I had an absolute blast guest-hosting The Rutherford Show on QR77 Calgary and 630 CHED Edmonton. Not only was it great reconnecting with so many people through the strange magic of talk radio, fun to do, and good to discover that after eight years away from it, I remembered how it’s done. It was also a great couple of weeks in terms of stuff to talk about – not the least of which was the daily Gong Show at the Alberta Legislature.
First, a little context: new public opinion research shows nationwide that our satisfaction with the way democracy works in Canada has dropped to an all-time low. Of the Canadians surveyed, only 55 percent expressed satisfaction with the way “the system” works – a twenty point drop since 2004, the last time the survey was taken.
You can read the survey for yourself but in essence, here’s the explanation for the drop. What we most want is for our elected representatives to hold the government to account and represent the views of their constituents. But the thing we feel they do best is represent the views of their party – the very opposite of what we send them to Ottawa or Edmonton to do.
And how has that played out in the Alberta Legislature? Like a slow-motion train wreck.
Look, I know that some – many – most? – of you are turned off by the antics of the Wild Eyed Alliance during this session. Lord knows, so am I. If I had made the mistake of running again (and assuming the voters had put me back in, of course), you probably would have had to keep me away from sharp objects, I was so repulsed by the tone of Question Period. No doubt Alison Redford and her handlers are praying that The Herald’s Don Braid called it right when he wrote that the Wildrose assault has produced “a surge of sympathy for Redford.”
But the government’s behavior was just as low-brow, whether in their responses in Question Period, or, in the premier’s case, refusing time and again to answer the questions put to her, instead punting them to various ministers. Nothing in the rulebook says the premier can’t do that, but doing so repeatedly shows arrogance and contempt.
None of this nastiness should come as a surprise. This is a family feud. The amazing thing is not that the two branches of Ralph Klein’s PC Party now go for one another’s throats like so many rabid dogs. The amazing thing is how they managed to keep the peace under the same tent for as long as they did.

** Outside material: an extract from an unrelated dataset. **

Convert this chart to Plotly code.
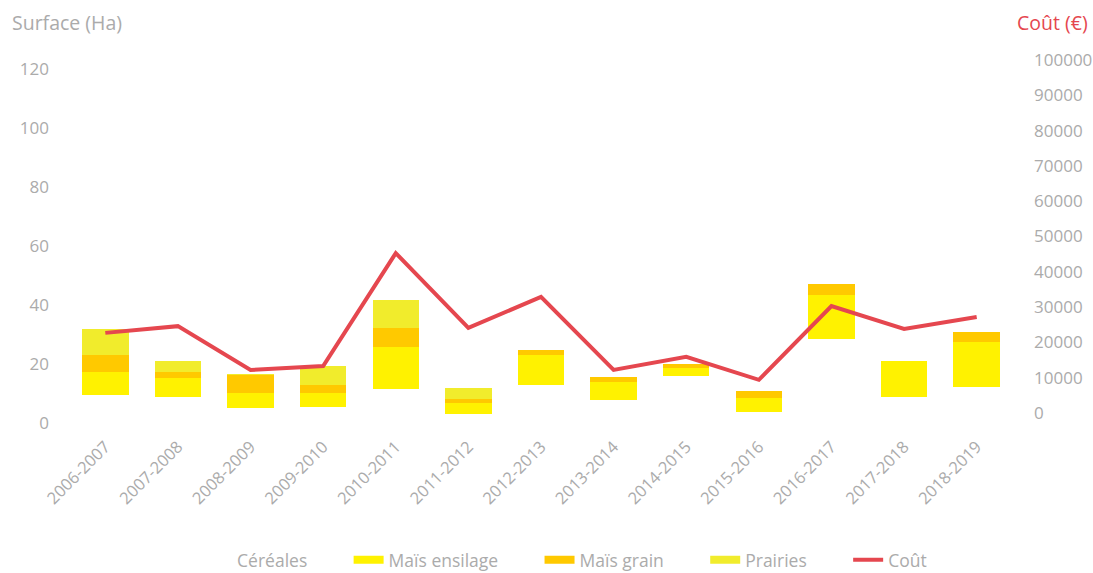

But the behavior of the Wildrose is not the point. The point is the government’s performance and attitude. On that score, I am gobsmacked by how badly Alison Redford and the PCs fumbled nearly everything that came their way.
The premier’s spin machine is promoting the story that the opposition’s attacks somehow hamper her ability to govern. Let’s be real clear – it is not the opposition’s job to let the government get on with governing; it is the government’s job to govern in spite of the opposition.
Fortunately for Alison Redford, parliamentary democracy makes it easy to do that as long as you have a majority, and her government did it in spades, ramming ten major bills through the Legislature in five short weeks. The three opposition parties proposed well in excess of a hundred amendments, all but two of which the government defeated. Redford herself dismissed the opposition amendments as “erroneous, irrelevant, and not important.”
So there’s no question her government governed. The question is whether it’s governing well….and I think we all know the answer to that one.
The budget projections were wildly out of whack. The whistleblower protection law’s most likely impact is to make the process of blowing the whistle so onerous that nobody’s likely to take the chance to do it. Election finance reforms don’t change anything substantial. And Redford stumbled and fumbled from one scandal to another:
- the $430,000 campaign donation from Oilers owner Daryl Katz and his various family members and associates
- other allegations of illegal donations to the PC Party including allegations involving her sister
- the extent of her own involvement in choosing her ex-husband’s law firm to litigate the 10 billion dollar tobacco lawsuit
When she deigned to explain at all, she gave lawyer’s answers: yes, there’s a memo selecting the law firm with my signature on it dated while I was still justice minister, but my selection wasn’t the decision because the contract wasn’t signed until some months after I resigned from cabinet to run for the PC leadership.
Those distinctions work in court, but this isn’t court. This is government, and it operates – or should – both according to what is legal and what is right. Alison Redford and her government are getting tripped up almost daily by what is right.
On that note, the session ended with two more corkers, both of which go right to the heart of the Redford government’s inability to see the ethical forest for the legalistic trees.
The first is the one-bath-per-week for seniors and disabled people in long-term care. The lawyer in Alison Redford sees that the minimum standard is being met. The leader fails to grasp that the minimum standard isn’t good enough.
The second is Tourism Minister Christine Cusanelli’s apology for improperly charging more than $10,000 in expenses to her government credit card, including airline tickets to fly her mother and her daughter to the Summer Olympics in London, England. Cusanelli has paid all the money back and said she didn’t fully understand the expense process.
The lawyer in Alison Redford says that the money’s all been paid back and we move on from here. The leader fails to grasp that out here in the Real World, people are asking: “How could a cabinet minister not have known not to do that in the first place?”